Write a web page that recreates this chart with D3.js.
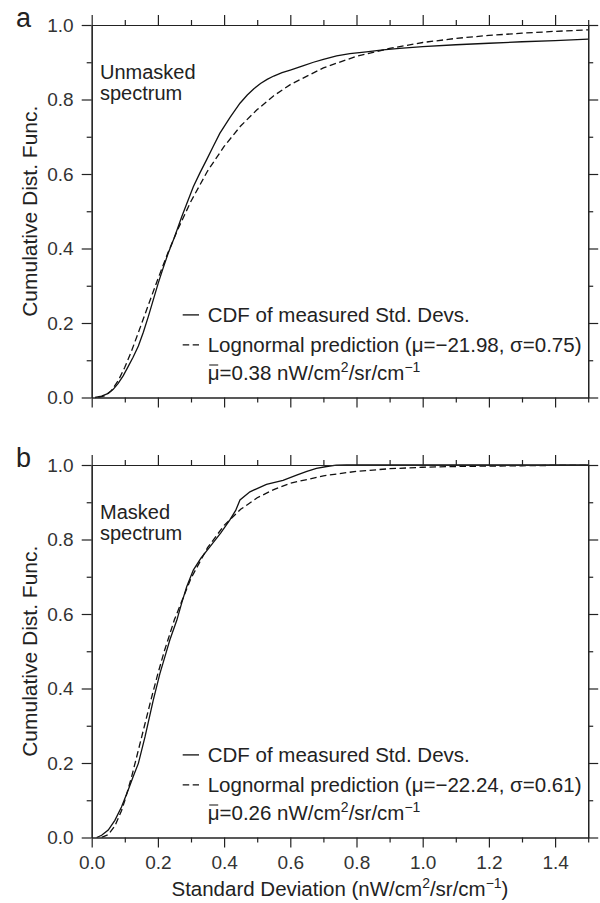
<!DOCTYPE html>
<meta charset="utf-8">
<style>
body { margin: 0; background: #fff; }
text { font-family: "Liberation Sans", Arial, sans-serif; fill: #222; }
.axis path, .axis line { stroke: #222; stroke-width: 1.2; }
.axis text { font-size: 19px; fill: #333; font-family: "Liberation Sans", Arial, sans-serif; }
.curve { fill: none; stroke: #111; stroke-width: 1.3; }
.dash { stroke-dasharray: 6.5,3.5; }
</style>
<svg width="600" height="903"></svg>
<script src="https://d3js.org/d3.v7.min.js"></script>
<script>

// tick values
var xTicks = [0, 0.2, 0.4, 0.6, 0.8, 1.0, 1.2, 1.4]
var xMinor = [0.1, 0.3, 0.5, 0.7, 0.9, 1.1, 1.3, 1.5]
var yTicks = [0, 0.2, 0.4, 0.6, 0.8, 1.0]
var yMinor = [0.1, 0.3, 0.5, 0.7, 0.9]

// panel a : unmasked spectrum  [std dev, CDF]
var measuredA = [[0.01,0],[0.03,0.004],[0.05,0.011],[0.065,0.022],[0.08,0.038],[0.095,0.058],[0.11,0.083],
  [0.125,0.108],[0.141,0.138],[0.156,0.175],[0.171,0.217],[0.186,0.262],[0.201,0.307],[0.216,0.348],
  [0.231,0.387],[0.25,0.43],[0.272,0.485],[0.29,0.527],[0.307,0.566],[0.327,0.603],[0.347,0.638],
  [0.367,0.674],[0.387,0.709],[0.418,0.752],[0.448,0.790],[0.47,0.812],[0.49,0.829],[0.51,0.843],
  [0.53,0.854],[0.55,0.863],[0.575,0.872],[0.60,0.879],[0.64,0.891],[0.67,0.900],[0.70,0.908],
  [0.74,0.917],[0.78,0.923],[0.83,0.928],[0.88,0.933],[0.93,0.937],[1.0,0.942],[1.1,0.947],
  [1.2,0.951],[1.3,0.955],[1.4,0.958],[1.5,0.962]]
var lognormA = [[0.02,0.0002],[0.04,0.0044],[0.06,0.019],[0.08,0.045],[0.10,0.081],[0.12,0.124],[0.14,0.172],
  [0.16,0.221],[0.18,0.270],[0.20,0.318],[0.23,0.388],[0.26,0.451],[0.30,0.527],[0.35,0.608],[0.40,0.674],
  [0.45,0.729],[0.50,0.773],[0.55,0.810],[0.60,0.840],[0.70,0.885],[0.80,0.916],[0.90,0.937],[1.0,0.953],
  [1.1,0.964],[1.2,0.972],[1.3,0.978],[1.4,0.983],[1.5,0.987]]

// panel b : masked spectrum
var measuredB = [[0.015,0],[0.03,0.006],[0.05,0.02],[0.07,0.046],[0.09,0.082],[0.11,0.127],[0.126,0.165],
  [0.141,0.199],[0.161,0.27],[0.186,0.369],[0.206,0.44],[0.221,0.485],[0.236,0.53],[0.257,0.583],
  [0.272,0.63],[0.287,0.673],[0.307,0.718],[0.33,0.75],[0.357,0.78],[0.39,0.818],[0.417,0.852],
  [0.435,0.878],[0.448,0.906],[0.478,0.928],[0.528,0.948],[0.578,0.959],[0.619,0.973],[0.65,0.983],
  [0.679,0.991],[0.71,0.996],[0.739,0.9995],[0.77,1.0],[1.5,1.0]]
var lognormB = [[0.03,0.0006],[0.05,0.0077],[0.07,0.031],[0.09,0.072],[0.10,0.099],[0.12,0.161],[0.14,0.231],
  [0.16,0.302],[0.18,0.373],[0.20,0.440],[0.22,0.502],[0.25,0.585],[0.30,0.696],[0.35,0.778],[0.40,0.838],
  [0.45,0.881],[0.50,0.912],[0.55,0.934],[0.60,0.951],[0.70,0.971],[0.80,0.983],[0.90,0.990],[1.0,0.994],
  [1.1,0.996],[1.2,0.997],[1.3,0.998],[1.4,0.999],[1.5,0.999]]

var panelLetters = ["a", "b"]
var panelNotes = [["Unmasked", "spectrum"], ["Masked", "spectrum"]]
var fitParams = ["(\u03bc=\u221221.98, \u03c3=0.75)", "(\u03bc=\u221222.24, \u03c3=0.61)"]
var meanValues = ["0.38", "0.26"]

var svg = d3.select("svg")
var left = 91.7, plotW = 496.5, plotH = 372.5
var tops = [25, 465]
var fs = 20.5

var x = d3.scaleLinear().domain([0, 1.5]).range([0, plotW])
var y = d3.scaleLinear().domain([0, 1]).range([plotH, 0])

var line = d3.line().x(function(d){ return x(d[0]) }).y(function(d){ return y(d[1]) })

// writes text with superscript parts: [[str, isSup], ...]
function supText(t, parts, size){
  parts.forEach(function(p, i){
    var prev = i > 0 && parts[i-1][1]
    var ts = t.append("tspan").text(p[0])
    if (p[1]) ts.attr("dy", -size*0.38).style("font-size", (size*0.68) + "px")
    else if (prev) ts.attr("dy", size*0.38)
  })
}

var units = [["/cm", false], ["2", true], ["/sr/cm", false], ["\u22121", true]]

var series = [[measuredA, lognormA], [measuredB, lognormB]]

series.forEach(function(s, p){
  var g = svg.append("g").attr("transform", "translate(" + left + "," + tops[p] + ")")

  // curves
  g.append("path").attr("class", "curve").attr("d", line(s[0]))
  g.append("path").attr("class", "curve dash").attr("d", line(s[1]))

  // axes, major + minor, all four sides
  g.append("g").attr("class", "axis").attr("transform", "translate(0," + plotH + ")")
    .call(d3.axisBottom(x).tickValues(xTicks).tickSize(10).tickSizeOuter(0).tickPadding(8)
      .tickFormat(p == 1 ? d3.format(".1f") : ""))
  g.append("g").attr("class", "axis").attr("transform", "translate(0," + plotH + ")")
    .call(d3.axisBottom(x).tickValues(xMinor).tickSize(5).tickSizeOuter(0).tickFormat(""))
  g.append("g").attr("class", "axis")
    .call(d3.axisTop(x).tickValues(xTicks).tickSize(10).tickSizeOuter(0).tickFormat(""))
  g.append("g").attr("class", "axis")
    .call(d3.axisTop(x).tickValues(xMinor).tickSize(5).tickSizeOuter(0).tickFormat(""))
  g.append("g").attr("class", "axis")
    .call(d3.axisLeft(y).tickValues(yTicks).tickSize(10).tickSizeOuter(0).tickPadding(8).tickFormat(d3.format(".1f")))
  g.append("g").attr("class", "axis")
    .call(d3.axisLeft(y).tickValues(yMinor).tickSize(5).tickSizeOuter(0).tickFormat(""))
  g.append("g").attr("class", "axis").attr("transform", "translate(" + plotW + ",0)")
    .call(d3.axisRight(y).tickValues(yTicks).tickSize(10).tickSizeOuter(0).tickFormat(""))
  g.append("g").attr("class", "axis").attr("transform", "translate(" + plotW + ",0)")
    .call(d3.axisRight(y).tickValues(yMinor).tickSize(5).tickSizeOuter(0).tickFormat(""))

  // panel letter
  svg.append("text").attr("x", 16).attr("y", tops[p] + 2).style("font-size", "27px").text(panelLetters[p])

  // y title
  svg.append("text").attr("transform", "translate(36.5," + (tops[p] + plotH/2) + ") rotate(-90)")
    .attr("text-anchor", "middle").style("font-size", "21px").text("Cumulative Dist. Func.")

  // spectrum note
  var note = g.append("text").attr("x", 8.3).attr("y", 54).style("font-size", "20px")
  note.append("tspan").attr("x", 8.3).text(panelNotes[p][0])
  note.append("tspan").attr("x", 8.3).attr("dy", 21).text(panelNotes[p][1])

  // legend
  var lg = g.append("g").attr("transform", "translate(91," + (plotH - 75.8) + ")")
  lg.append("line").attr("class", "curve").attr("x1", 0).attr("x2", 16.3).attr("y1", -6.8).attr("y2", -6.8)
  lg.append("line").attr("class", "curve dash").attr("x1", 0).attr("x2", 16.3).attr("y1", 23.2).attr("y2", 23.2)
  lg.append("text").attr("x", 25).attr("y", 0).style("font-size", fs + "px").text("CDF of measured Std. Devs.")
  lg.append("text").attr("x", 25).attr("y", 30).style("font-size", fs + "px").text("Lognormal prediction " + fitParams[p])
  var mt = lg.append("text").attr("x", 25).attr("y", 58.3).style("font-size", fs + "px")
  supText(mt, [["\u03bc=" + meanValues[p] + " nW", false]].concat(units), fs)
  // bar over mu
  lg.append("line").attr("x1", 26.5).attr("x2", 35.5).attr("y1", 58.3 - 15).attr("y2", 58.3 - 15)
    .attr("stroke", "#222").attr("stroke-width", 1.1)
})

// x title
var xt = svg.append("text").attr("x", left + plotW/2).attr("y", 896).attr("text-anchor", "middle").style("font-size", fs + "px")
supText(xt, [["Standard Deviation (nW", false]].concat(units).concat([[")", false]]), fs)

</script>
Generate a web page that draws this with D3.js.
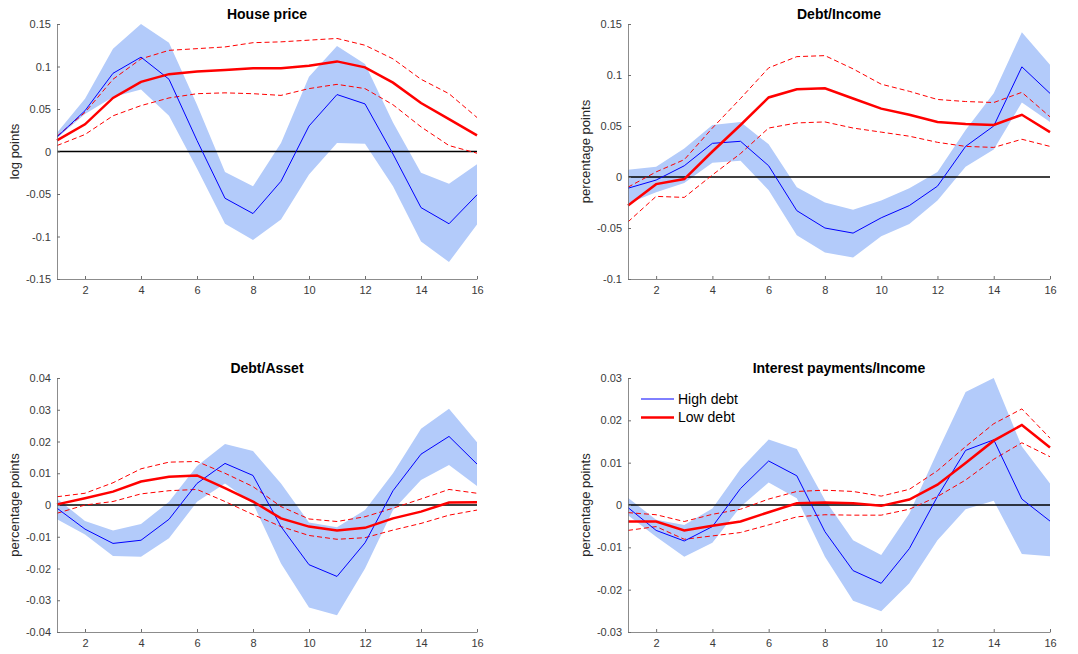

**********

#### STATED GOAL:
Your task is to repeat the opening line of the entries above and each line after it, ending with the line that has "var yMinor = [0.1, 0.3, 0.5, 0.7, 0.9]". Do not include the pictures.

#### SOLUTION BELOW:
Write a web page that recreates this chart with D3.js.
<!DOCTYPE html>
<meta charset="utf-8">
<style>
body { margin: 0; background: #fff; }
text { font-family: "Liberation Sans", Arial, sans-serif; fill: #222; }
.axis path, .axis line { stroke: #222; stroke-width: 1.2; }
.axis text { font-size: 19px; fill: #333; font-family: "Liberation Sans", Arial, sans-serif; }
.curve { fill: none; stroke: #111; stroke-width: 1.3; }
.dash { stroke-dasharray: 6.5,3.5; }
</style>
<svg width="600" height="903"></svg>
<script src="https://d3js.org/d3.v7.min.js"></script>
<script>

// tick values
var xTicks = [0, 0.2, 0.4, 0.6, 0.8, 1.0, 1.2, 1.4]
var xMinor = [0.1, 0.3, 0.5, 0.7, 0.9, 1.1, 1.3, 1.5]
var yTicks = [0, 0.2, 0.4, 0.6, 0.8, 1.0]
var yMinor = [0.1, 0.3, 0.5, 0.7, 0.9]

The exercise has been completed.